As duas obras mencionadas misturam estratégias e convenções de ficções e documentários: uma linha narrativa ficcional guia a espectadora, ao mesmo tempo entrevistas, dados estatísticos, fotografias e matérias de jornal produzem um efeito de realidade, um senso de conexão com um evento real, que legitima o documentário como uma fonte verossímil de conhecimento quando comparamos com uma ficção (SEPÚLVEDA, 2014).
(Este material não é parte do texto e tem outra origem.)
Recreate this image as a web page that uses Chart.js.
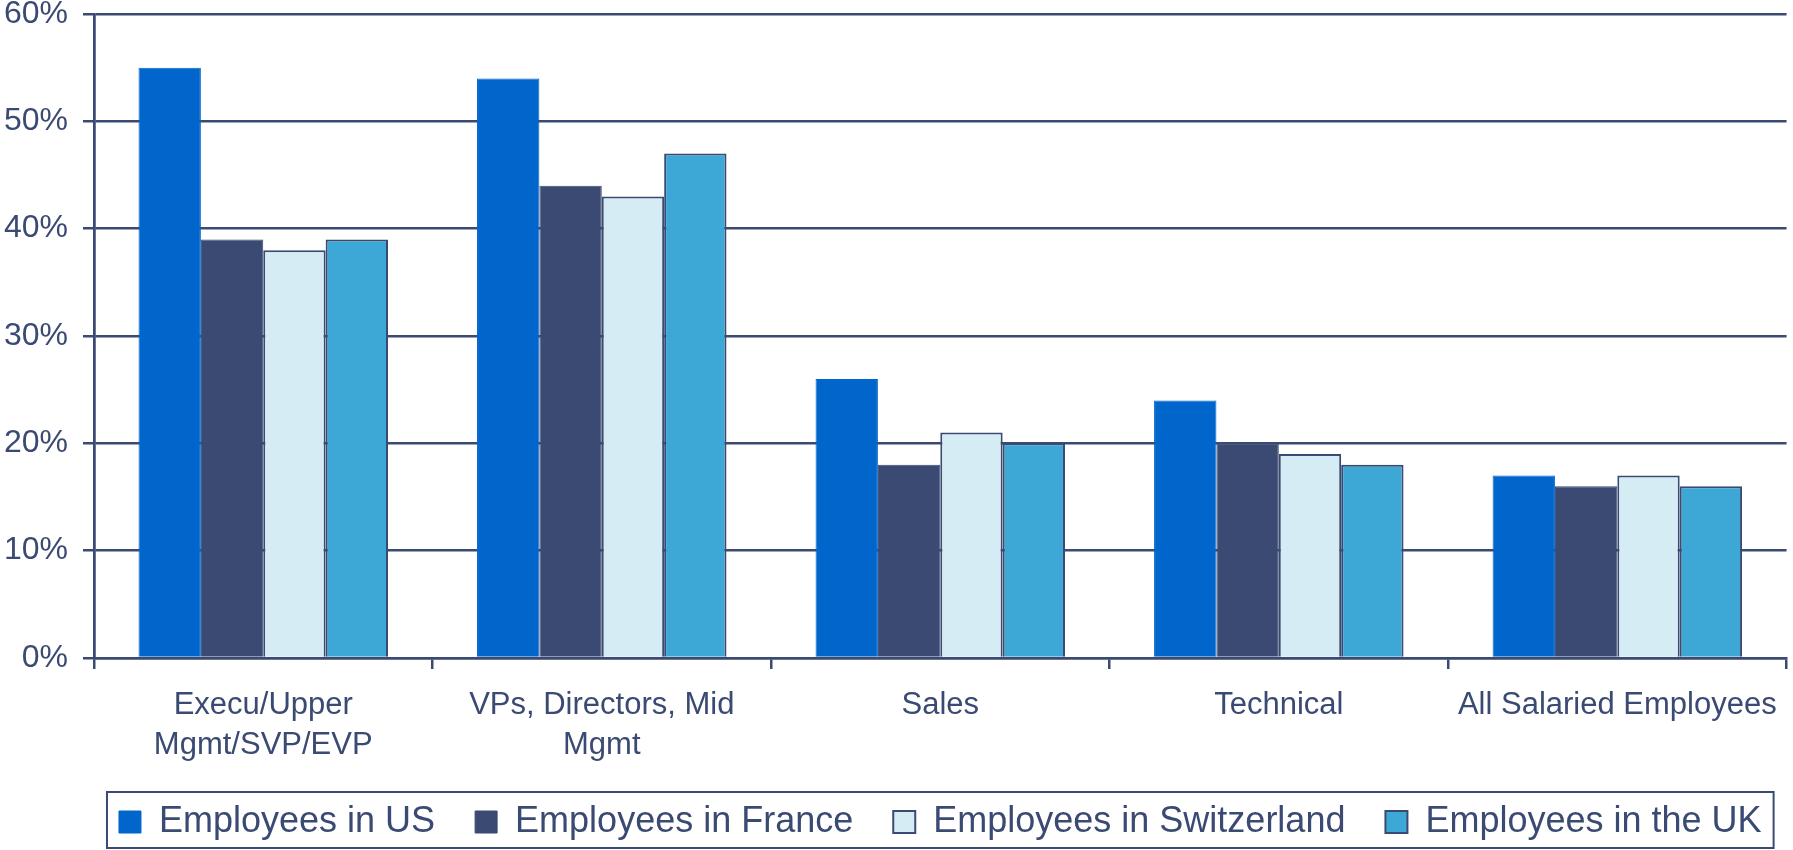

Cosas de mujeres (1978) e Rompiendo el silencio (1979) são filmes manifestos e foram exibidos como parte das atividades das campanhas em favor da descriminalização do aborto (SEPÚLVEDA, 2014). Além disso, ambos propõe romper o silêncio, tornar públicos assuntos tabus e silenciados. O silenciamento da violência e da opressão aos corpos femininos foram marcas deixadas por um sistema que, durante séculos, reprimiu as liberdades das mulheres. Romper o silêncio, falar, sair do privado, são características-chave das militâncias do coletivo Cine Mujer.
Bibliografia
- COSTA, Ana Alice. O movimento feminista no brasil: Dinâmicas de uma intervenção politica. Revista Labrys, Estudo Feminista/Études Fémistes, Brasília, v. 7, 2005.
SAN MARTIN, P. Torres. Mujeres y cine en América Latina. Editorial de la Universidad de Guadalajara, Guadalajara. México, 2004.
SAN MARTIN, Patricia T. Mujeres detrás de cámara. Una historia de conquistas y victorias en el cine latinoamericano. Revista Nueva Sociedad, n. 218, nov-dez, 2018.
SEPÚLVEDA, Gabriela A. “Mujeres que se visualizan”: (En gendering archives and regimes of media and visuality in post-1968. Tese (Doutorado em estudos históricos) – University of British Columbia.Vancouver, Canada, 2014.